GAL 2:20  "I have been crucified with Christ; and it is no longer I who live, but Christ lives in me; and the life which I now live in the flesh I live by faith in the Son of God, who loved me and gave Himself up for me.

 

Through His resurrection from the dead

      He demonstrated His absolute victory over sin and death.

 

But He did far more than that.

      He also demonstrated our victory as well.

            our victory over sin

                  and our victory over death.

 

JOH 10:27  "My sheep hear My voice, and I know them, and they follow Me;

JOH 10:28 and I give eternal life to them, and they will never perish; and no one will snatch them out of My hand.

 

And as long as we’ve gone this far

      let me take it one step farther.

 

For, you see,

      just as death preceded life with Christ,

so death precedes life with us.

 

Did you notice Paul’s phrasing in that statement he makes in Galatians 2:20?

I have been crucified with Christ; and it is no longer I who live, but Christ lives in me...

 

I have been crucified with Christ...

 

And let me just conclude this morning

      by telling you that with each of us,

            as with our Lord,

                  our entrance into the true life God longs for us to know

                        always requires the death of whatever we have been using as our substitute to His life within us.

 

With the Apostle Paul

      it meant the death of all that prestige and power within the Jewish community

            that he had worked so hard achieve.

 

It meant the death of all of his success goals in life.

 

And with each of us

      God’s work within us frequently follows the same pattern.

 

Have you been fighting with your God recently?

 

Has He been calling you to Himself

      in some way that, right now, looks like the end of life as you know it?

 

Have you been finding yourself praying your own brand

      of that same prayer our Lord prayed just prior to the crucifixion...

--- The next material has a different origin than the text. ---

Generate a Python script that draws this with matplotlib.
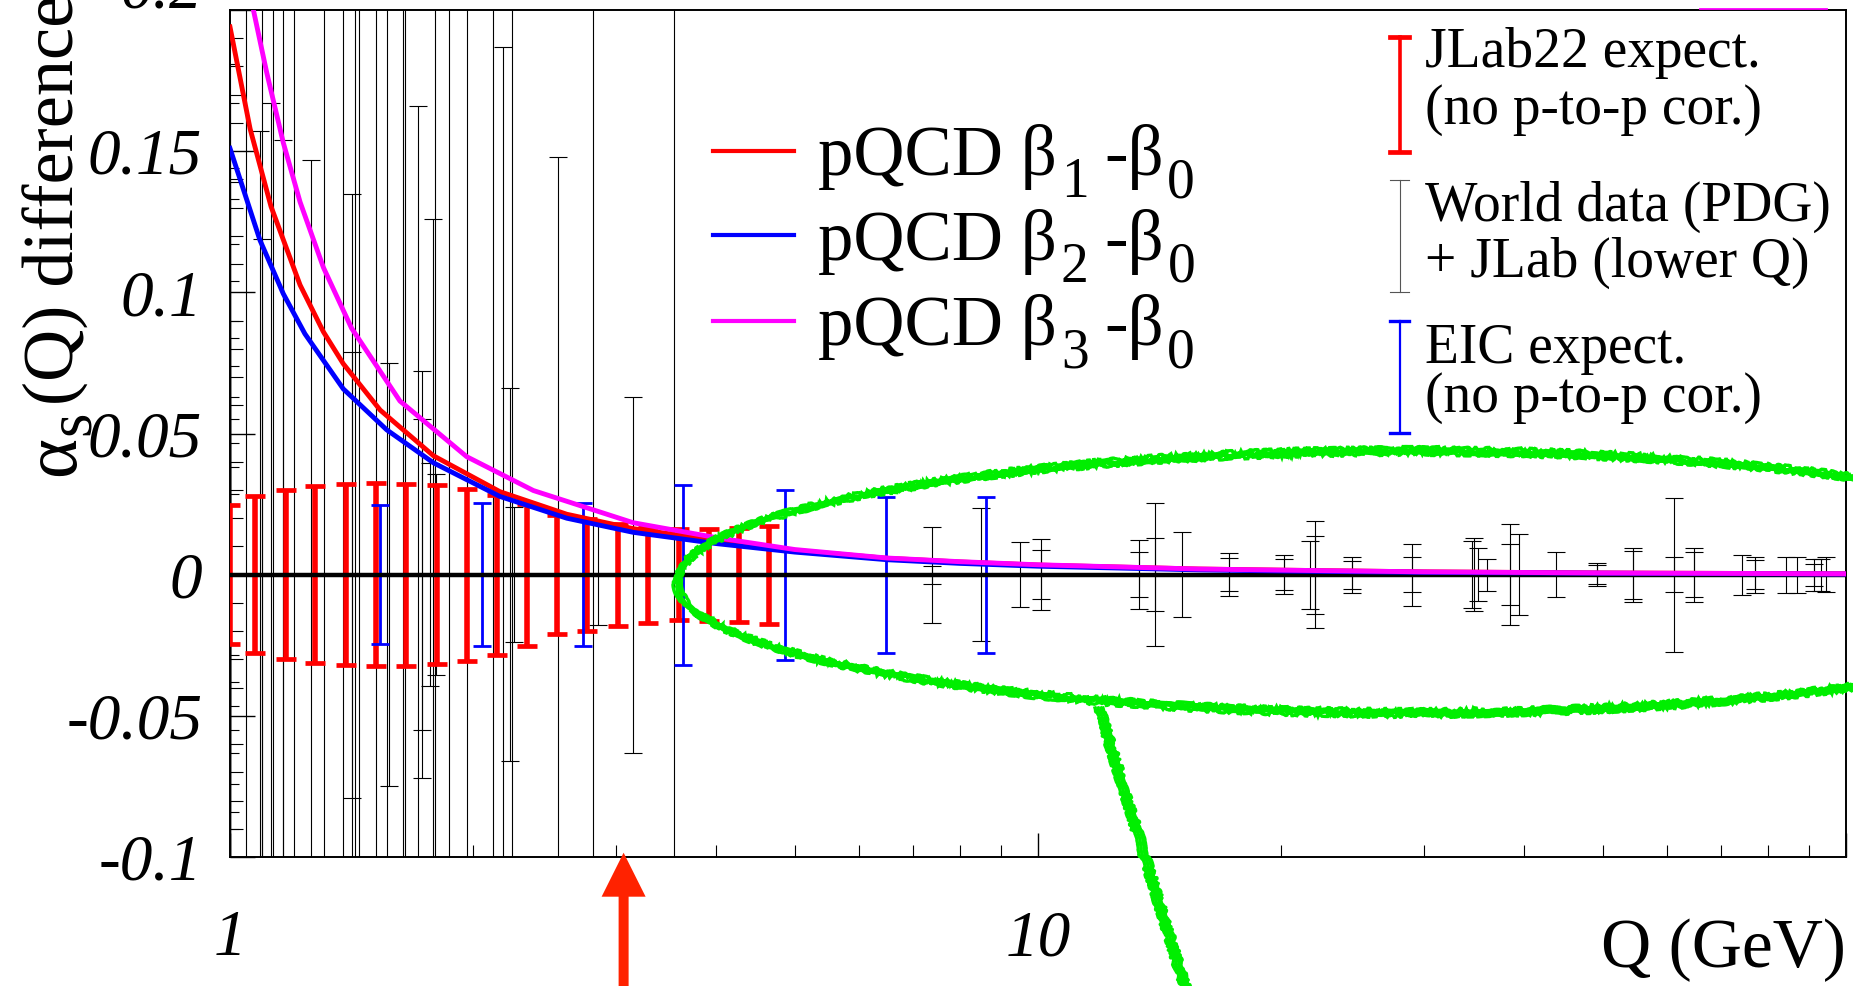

"My Father, if it is possible, let this cup pass from Me...”?

 

If so, let say simply,

      you can trust your God in this.

 

You can trust Him to give you the strength you need

      for whatever lies ahead.

And you can trust Him to recreate your death

      into your own personal glorious Easter morning.

 

You see, resurrections are one of the things He does best of all,

      and resurrections are all different than birth.

 

Birth inevitably ends in death.

 

But resurrection brings about a new life within us that will never come to an end.

 

ROM 6:8 ¶ Now if we have died with Christ, we believe that we shall also live with Him,

ROM 6:9 knowing that Christ, having been raised from the dead, is never to die again; death no longer is master over Him.